I enrolled in one course, then when enrolling in the next, a graduate course,  got an error message “must receive instructor’s permission to enroll” on the second one. Not a big deal right? I’ve never had a  professor turn me down to be enrolled in a class. Confident that I would be admitted to the class in question, I applied for the loan for that particular class through my work. Fast forward to the first day of class, I pull into the first available parking spot at a meter, the only one available, being that it is the first day of monday classes, which is a week after the first day of classes because for some reason UofL makes Thursdays and Fridays their start days, so Monday only classes get skipped. Anyway, I pulled in to the spot, and the meter was broken and took all my money, but I was going to be late, so I had to leave my car, and ended up getting a $25 ticket. 

 

Then I had trouble with the class.
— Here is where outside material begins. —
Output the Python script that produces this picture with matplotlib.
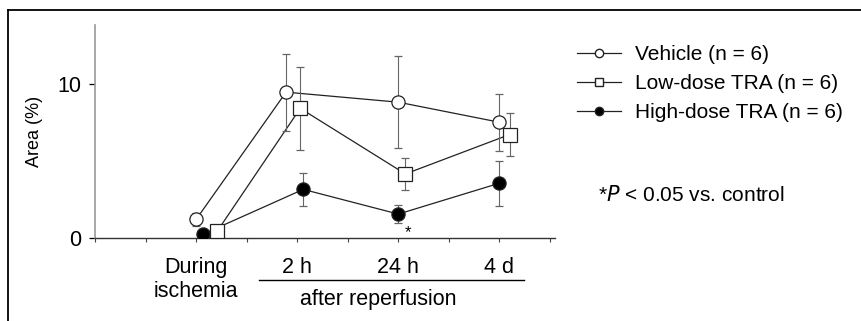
import matplotlib.pyplot as plt
from matplotlib.lines import Line2D

plt.rcParams['font.family'] = ['Liberation Sans', 'DejaVu Sans']

# categories and values (Area %, mean +/- SD)
categories = ["During\nischemia", "2 h", "24 h", "4 d"]
cat_pos = [1, 2, 3, 4]

vehicle = [1.2, 9.45, 8.8, 7.5]
vehicle_err = [0.45, 2.5, 3.0, 1.85]
low_dose = [0.45, 8.4, 4.15, 6.7]
low_dose_err = [0.0, 2.7, 1.05, 1.4]
high_dose = [0.25, 3.15, 1.55, 3.55]
high_dose_err = [0.0, 1.05, 0.6, 1.45]

# small horizontal shifts of the points as drawn in the original
vehicle_x = [1.0, 1.89, 3.0, 4.0]
low_dose_x = [1.21, 2.03, 3.07, 4.1]
high_dose_x = [1.07, 2.06, 3.0, 4.0]

fig = plt.figure(figsize=(8.61, 3.21), dpi=100)
ax = fig.add_axes([95 / 861, 1 - 238 / 321, 460 / 861, 213 / 321])

err_kw = dict(ecolor="#666666", elinewidth=0.8, capsize=3, capthick=0.8)
line_kw = dict(color="#222222", lw=0.9, markeredgecolor="#222222", markeredgewidth=0.9)

ax.errorbar(high_dose_x, high_dose, yerr=high_dose_err, fmt="o", ms=9.5,
            markerfacecolor="black", zorder=3, **err_kw, **line_kw)
ax.errorbar(vehicle_x, vehicle, yerr=vehicle_err, fmt="o", ms=9.5,
            markerfacecolor="white", zorder=4, **err_kw, **line_kw)
ax.errorbar(low_dose_x, low_dose, yerr=low_dose_err, fmt="s", ms=10,
            markerfacecolor="white", zorder=5, **err_kw, **line_kw)
ax.plot(vehicle_x, vehicle, "-", color="#222222", lw=0.9, zorder=2)
ax.plot(low_dose_x, low_dose, "-", color="#222222", lw=0.9, zorder=2)
ax.plot(high_dose_x, high_dose, "-", color="#222222", lw=0.9, zorder=2)

ax.text(3.1, 0.35, "*", ha="center", va="center", fontsize=12)

ax.set_xlim(0, 4.55)
ax.set_ylim(0, 13.8)
ax.set_xticks([0, 0.5, 1, 1.5, 2, 2.5, 3, 3.5, 4, 4.5])
ax.set_xticklabels([])
ax.set_yticks([0, 10])
ax.set_yticklabels(["0", "10"], fontsize=15.5)
ax.tick_params(axis="x", direction="out", length=3, width=0.8, color="#444444")
ax.tick_params(axis="y", direction="out", length=4, width=0.9, pad=6)
for s in ["top", "right"]:
    ax.spines[s].set_visible(False)
ax.spines["left"].set_color("#999999")
ax.spines["left"].set_linewidth(1.2)
ax.spines["bottom"].set_color("#333333")
ax.spines["bottom"].set_linewidth(1.0)
ax.set_ylabel("Area (%)", fontsize=13, labelpad=10)

for p, lab in zip(cat_pos, categories):
    ax.text(p, -1.25, lab, ha="center", va="top", fontsize=15.5, linespacing=1.15,
            clip_on=False)

# "after reperfusion" bracket
ax.plot([1.62, 4.24], [-2.7, -2.7], color="black", lw=1.0, clip_on=False)
ax.text(2.8, -3.3, "after reperfusion", ha="center", va="top", fontsize=15.5,
        clip_on=False)

# legend
handles = [
    Line2D([], [], color="#222222", lw=0.9, marker="o", ms=6, markerfacecolor="white"),
    Line2D([], [], color="#222222", lw=0.9, marker="s", ms=6, markerfacecolor="white"),
    Line2D([], [], color="#222222", lw=0.9, marker="o", ms=6, markerfacecolor="black"),
]
labels = ["Vehicle (n = 6)", "Low-dose TRA (n = 6)", "High-dose TRA (n = 6)"]
fig.legend(handles, labels, loc="upper left", bbox_to_anchor=(569 / 861, 1 - 37 / 321),
           frameon=False, fontsize=15, handlelength=2.1, handletextpad=0.65,
           labelspacing=0.47, borderaxespad=0)

fig.text(598 / 861, 1 - 195 / 321, "*$P$ < 0.05 vs. control", fontsize=15,
         ha="left", va="center")

# outer frame (top and left edge)
fig.add_artist(Line2D([8 / 861, 1], [1 - 10 / 321, 1 - 10 / 321], color="black", lw=1.3))
fig.add_artist(Line2D([8 / 861, 8 / 861], [0, 1 - 10 / 321], color="black", lw=1.3))

fig.savefig("out.png", dpi=100)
The professor was very happy to let me in, and signed the “request to enroll” slip I brought her, but then her department wouldn’t sign it. They told me that since I was enrolling through the psychology program, I needed to have the psychology department sign it. I work until 3:30, so the next day I rushed to the psychology department to find a locked door. That’s when I learned they close at 3. The next day I went in the morning, and was told that I needed to go trough the department of education. The campus is rather sprawling, and what I thought would take 30 minutes became an hour as I walked back and forth and searched for the offices in sub zero weather holding a little slip in my hand with the professor’s permission. 

 

I got to the office and the director refused to see me. I sat in her waiting room, and realized i’d be late to work. At my work, being late counts the same as being absent, so I called in to give myself more time to work out my classes. I had hoped to persuade her to come out and be reasonable, but she had her secretary shuttle messages back and forth about how there was no way I could enroll, that the professor doesn’t get to make the decision (no matter what the prompt on the enrollment page said), and that there was no appeal process. Or rather, her secretary did. 

 

I had stayed at my crappy job, in a city I have lost my love for, to take these classes. These classes, and the idea that I had a purpose, were all that was keeping me afloat emotionally. I was freezing and sweating and trying not to cry and the only person there to comfort me was a temp worker on a computer, who only momentarily stopped typing. I couldn’t drop my other my class and cut town, The delay from the odd schedule meant I had to pay half the tuition anyway. I couldn’t enroll in another class, I had already received my loan for the class I hadn’t gotten into, to be paid upon completion. 

 

And how am I less than a year from having an English degree, but still don’t qualify for an English minor?